Warren, whose poll numbers have jumped in recent weeks, will be the highest-polling candidate on the first night -- which could help her raise her profile even further, but also denies her the opportunity to take on the front-runners directly.
Joining her will be Sens. Cory Booker of New Jersey and Amy Klobuchar of Minnesota, former Rep. Beto O’Rourke of Texas, Washington state Gov. Jay Inslee, former Housing and Urban Development secretary and former San Antonio Mayor Julian Castro, Reps. Tulsi Gabbard of Hawaii and Tim Ryan of Ohio, former Rep. John Delaney of Maryland and New York City Mayor Bill de Blasio.
NBC divided the 20 contenders who qualified for the first two rounds of DNC debates into two groups – those polling at 2 percent or higher, and those under 2 percent. Through a random selection, the upper and lower tier groups were split between the two nights of debate.
They divvied up the upper- and lower-tier candidates to avoid the format used during the 2016 GOP presidential primaries, when the large field of nearly 20 candidates was divided into two groups, with the higher-polling candidates facing off against each other, and a smaller group of lower- polling candidates placed in what was derided as the “kids' table.” But through the random selection, most of the highest-polling candidates will still appear on one night.
The DNC on Thursday announced the 20 candidates that had qualified.
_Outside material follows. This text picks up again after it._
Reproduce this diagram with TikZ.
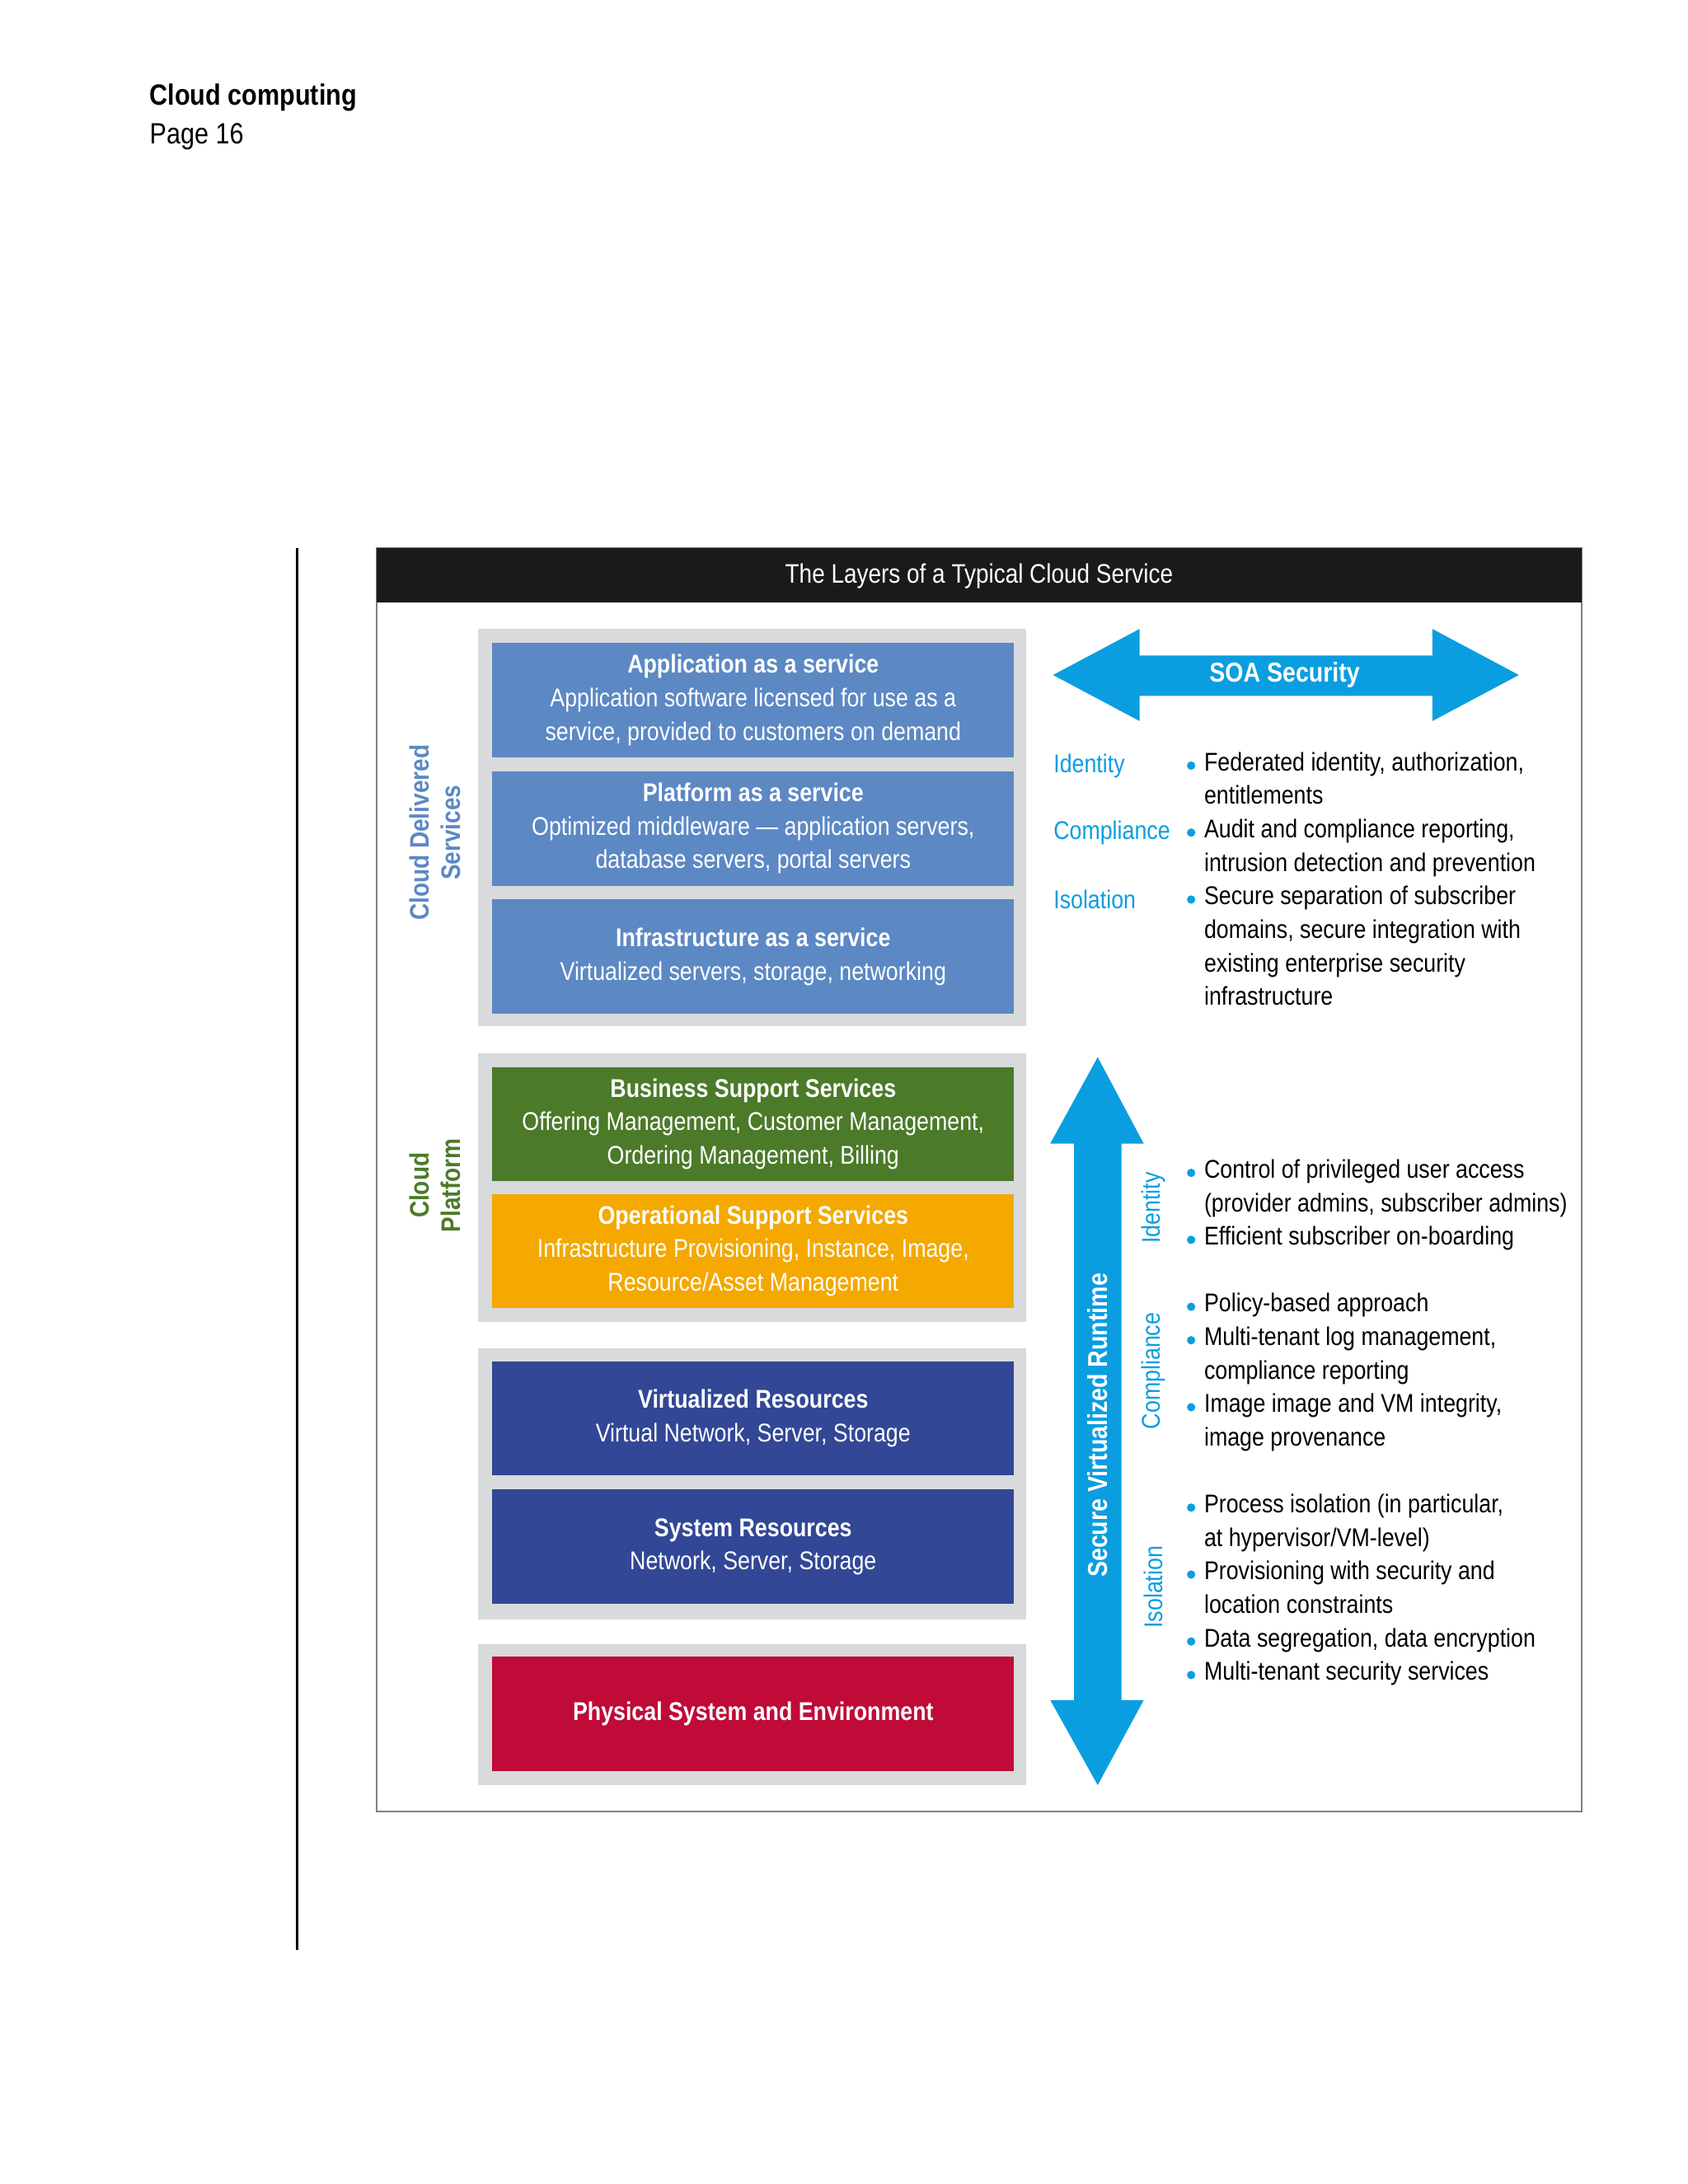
\documentclass[tikz,border=0pt]{standalone}
\usepackage{fontspec}
\setmainfont{Liberation Sans}[FakeStretch=0.86]
\usetikzlibrary{positioning}
\definecolor{hdr}{HTML}{1A1A1A}
\definecolor{grp}{HTML}{D9DADC}
\definecolor{sblue}{HTML}{5C88C4}
\definecolor{sgreen}{HTML}{4B7A29}
\definecolor{sorange}{HTML}{F4A800}
\definecolor{snavy}{HTML}{324795}
\definecolor{sred}{HTML}{C00A37}
\definecolor{cyan1}{HTML}{0A9EE0}
\begin{document}
\begin{tikzpicture}[x=0.5pt,y=-0.5pt,
 box/.style={minimum width=187pt,minimum height=41pt,inner sep=0pt,align=center,text=white,font=\fontsize{9.2}{12}\selectfont},
 grpbox/.style={fill=grp,draw=none},
 lab/.style={text=cyan1,font=\fontsize{9.2}{12}\selectfont,anchor=west,inner sep=0pt},
 btxt/.style={anchor=north west,align=left,inner sep=0pt,font=\fontsize{9.2}{12}\selectfont},
 dot/.style={circle,fill=cyan1,inner sep=0pt,minimum size=3pt},
 rlab/.style={rotate=90,font=\fontsize{9.2}{12}\selectfont,inner sep=0pt}]
\useasboundingbox (0,0) rectangle (1210,1566);
\fill[white] (0,0) rectangle (1210,1566);
\node[anchor=west,font=\bfseries\fontsize{10.5}{13}\selectfont,inner sep=0pt] (t1) at (107,70) {Cloud computing};
\node[anchor=west,font=\fontsize{10.5}{13}\selectfont,inner sep=0pt] (t2) at (107,98) {Page 16};
\draw[line width=1pt] (213,393) -- (213,1398);
\draw[gray,line width=0.5pt] (270,393) rectangle (1134,1299);
\fill[hdr] (270,393) rectangle (1134,432);
\node[text=white,font=\fontsize{9.6}{12}\selectfont] (hd) at (702,413) {The Layers of a Typical Cloud Service};
% groups
\fill[grpbox] (343,451) rectangle (736,736);
\fill[grpbox] (343,755) rectangle (736,948);
\fill[grpbox] (343,967) rectangle (736,1161);
\fill[grpbox] (343,1179) rectangle (736,1280);
\node[box,fill=sblue] (app) at (540,502) {\textbf{Application as a service}\\Application software licensed for use as a\\service, provided to customers on demand};
\node[box,fill=sblue] (plat) at (540,594) {\textbf{Platform as a service}\\Optimized middleware --- application servers,\\database servers, portal servers};
\node[box,fill=sblue] (inf) at (540,686) {\textbf{Infrastructure as a service}\\Virtualized servers, storage, networking};
\node[box,fill=sgreen] (bss) at (540,806) {\textbf{Business Support Services}\\Offering Management, Customer Management,\\Ordering Management, Billing};
\node[box,fill=sorange] (oss) at (540,897) {\textbf{Operational Support Services}\\Infrastructure Provisioning, Instance, Image,\\Resource/Asset Management};
\node[box,fill=snavy] (vr) at (540,1017) {\textbf{Virtualized Resources}\\Virtual Network, Server, Storage};
\node[box,fill=snavy] (sr) at (540,1109) {\textbf{System Resources}\\Network, Server, Storage};
\node[box,fill=sred] (ph) at (540,1229) {\textbf{Physical System and Environment}};
\node[rlab,text=sblue,font=\bfseries\fontsize{9.6}{11}\selectfont,align=center] (cds) at (312,597) {Cloud Delivered\\Services};
\node[rlab,text=sgreen,font=\bfseries\fontsize{9.6}{11}\selectfont,align=center] (cp) at (312,850) {Cloud\\Platform};
% SOA arrow
\fill[cyan1] (755,484) -- (817,451) -- (817,470) -- (1027,470) -- (1027,451) -- (1089,484) -- (1027,517) -- (1027,499) -- (817,499) -- (817,517) -- cycle;
\node[text=white,font=\bfseries\fontsize{9.8}{12}\selectfont] (soa) at (921,484) {SOA Security};
\node[lab] (l1) at (755,549) {Identity};
\node[lab] (l2) at (755,597) {Compliance};
\node[lab] (l3) at (755,645) {Isolation};
\foreach \y/\t in {550/{Federated identity, authorization,\\entitlements},598/{Audit and compliance reporting,\\intrusion detection and prevention},646/{Secure separation of subscriber\\domains, secure integration with\\existing enterprise security\\infrastructure},842/{Control of privileged user access\\(provider admins, subscriber admins)},890/{Efficient subscriber on-boarding},938/{Policy-based approach},962/{Multi-tenant log management,\\compliance reporting},1010/{Image image and VM integrity,\\image provenance},1082/{Process isolation (in particular,\\at hypervisor/VM-level)},1130/{Provisioning with security and\\location constraints},1178/{Data segregation, data encryption},1202/{Multi-tenant security services}}{
 \node[dot] at (854,\y-1) {};
 \node[btxt] at (863,\y-11) {\t};
}
% vertical arrow
\fill[cyan1] (787,758) -- (820,820) -- (804,820) -- (804,1219) -- (820,1219) -- (787,1280) -- (753,1219) -- (770,1219) -- (770,820) -- (753,820) -- cycle;
\node[rlab,text=white,font=\bfseries\fontsize{9.8}{12}\selectfont] (svr) at (787,1022) {Secure Virtualized Runtime};
\node[rlab,text=cyan1] (r1) at (827,866) {Identity};
\node[rlab,text=cyan1] (r2) at (827,983) {Compliance};
\node[rlab,text=cyan1] (r3) at (827,1138) {Isolation};
\end{tikzpicture}
\end{document}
The thresholds for the first two rounds of debates – the second round will be held in late July in Detroit – were announced by the DNC in January. They include reaching 1 percent in three polls recognized by the national party committee, or receiving contributions from a minimum 65,000 unique donors as well as 200 unique donors in at least 20 states
Failing to qualify were Gov. Steve Bullock of Montana; Rep. Seth Moulton of Massachusetts; and Miramar, Fla., Mayor Wayne Messam.
Since jumping into the race in late April, Biden’s increasingly taken incoming fire from Sanders, Warren, and just this week, from O’Rourke, who argued “we cannot return to the past. We cannot simply be about defeating Donald Trump."
Biden’s been criticized for his past support of free trade deals, for his 2002 vote in support of the Iraq War, and for taking an alleged “middle ground” approach to combating climate change.
Asked if he would return fire, Biden last week told Fox News: “I think the worst thing we could do is get into a match where we’re going after each other in the Democratic Party. So I’m going to try my best not to be negative relative to my opponents.”
And pointing to Republican President Trump, he emphasized that “just like I’m not going to go down to Trump’s level when he starts his attacks, I’m not going to go down to anybody else’s level when they start attacks.”
But Biden said he would respond at times to “set the facts straight.” He added, “I’ll respond to assertions. I’m not likely to go and point out what they’re doing, which is sometimes different than what they say.”